In summer 2017 Scott Calvert was received the Wolfson Intercalated Award. The award is administered on behalf of the Royal College of Physicians and aims to support medical undergraduates interested in future academic research. The preclinical course at St Andrews had given Scott a strong interest in the respiratory system and the pathogenesis of infection. This interest was accentuated by seeing patients with COPD and asthma during clinical placements in the community and ICU. With this in mind I approached Dr Devesh Dhasmana and with his help I submitted an successful MD4003 project proposal to the foundation.
His project itself was a data review of the emerging infectious disease Mycobacterium abscessus. Abscessus is a non-tuberculous mycobacterium (NTM) and an emerging clinical priority in cystic fibrosis. Abscessus can cause significant pulmonary function decline in these patients and is widely resistant to common anti-mycobacterial agents. Data analysis revealed that the burden of abscessus in Scotland over this period was increasing by number and proportion of patients and identified the Greater Glasgow area as having a significantly higher burden of abscessus disease.
The second part of his project involved sourcing clinical records of patients with abscessus. Due to regulatory issues this proved challenging in the limited time scale. Despite this, he was able to visit the adult CF centres in Edinburgh and Glasgow to extract data on patients with abscessus. He used microbiological records to collate a picture of the burden antimicrobial resistance to abscessus amongst CF patients. This revealed that a majority of patients with abscessus exhibited macrolide resistance and a significant number of were prescribed macrolide monotherapy.

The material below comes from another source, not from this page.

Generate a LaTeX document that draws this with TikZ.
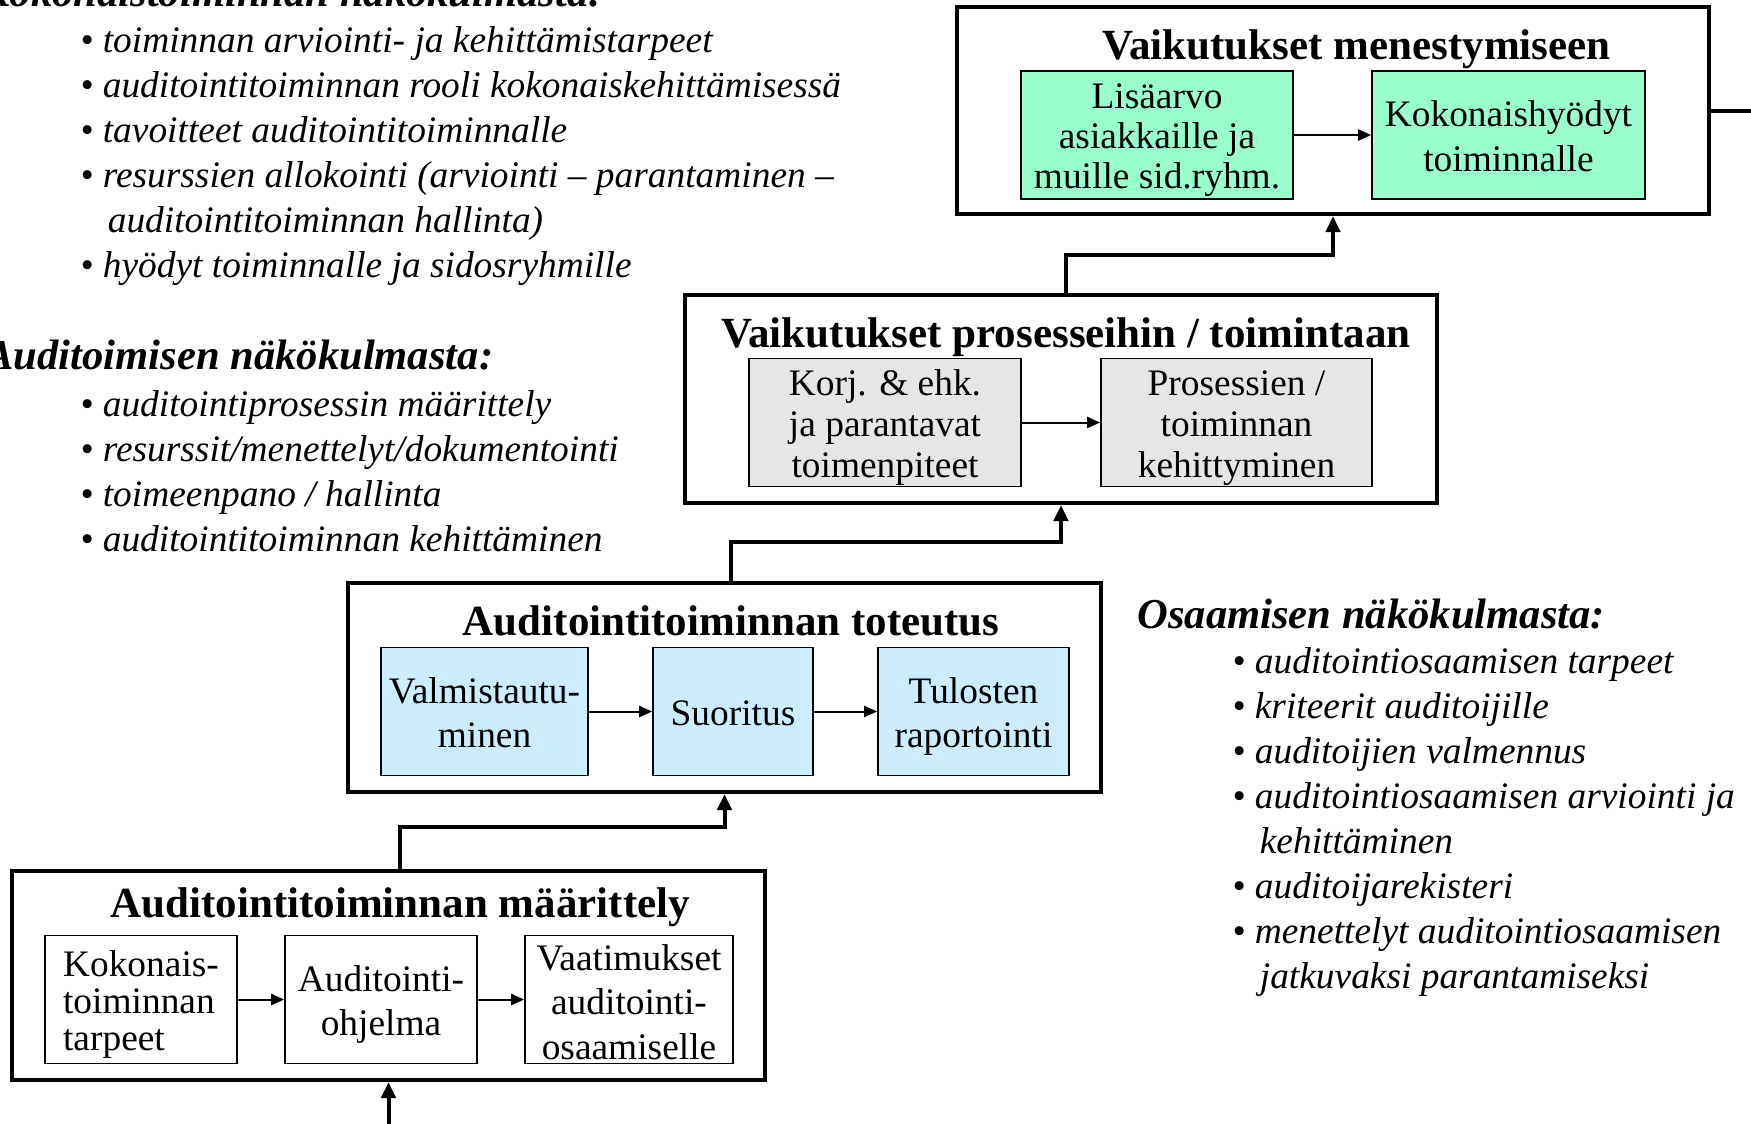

This project gave Scott an unparalleled insight into the challenges of clinical research, as well as giving me new analytical skills in data handling and presentation. He hopes to present his dissertation findings at a respiratory conference next year. Over the course of his project he also developed a strong interest in CF. This has led to him applying for a summer studentship with the CF Trust at the Centre for Inflammation in Edinburgh. This is a lab project investigating the response of CF monocytes to calprotectin. His project will be presented as a poster at the national CF Conference in September. To this end, the grant from the Wolfson Foundation is proving useful for the exorbitant costs of living in Edinburgh over the summer! With growing career interests in respiratory medicine and anaesthesia Scott hopes to pursue these interests at Glasgow Medical School and beyond. Finally, Scott would like to thank Dr Dhasmana and Dr Davies for help and guidance during my Wolfson Application and dissertation.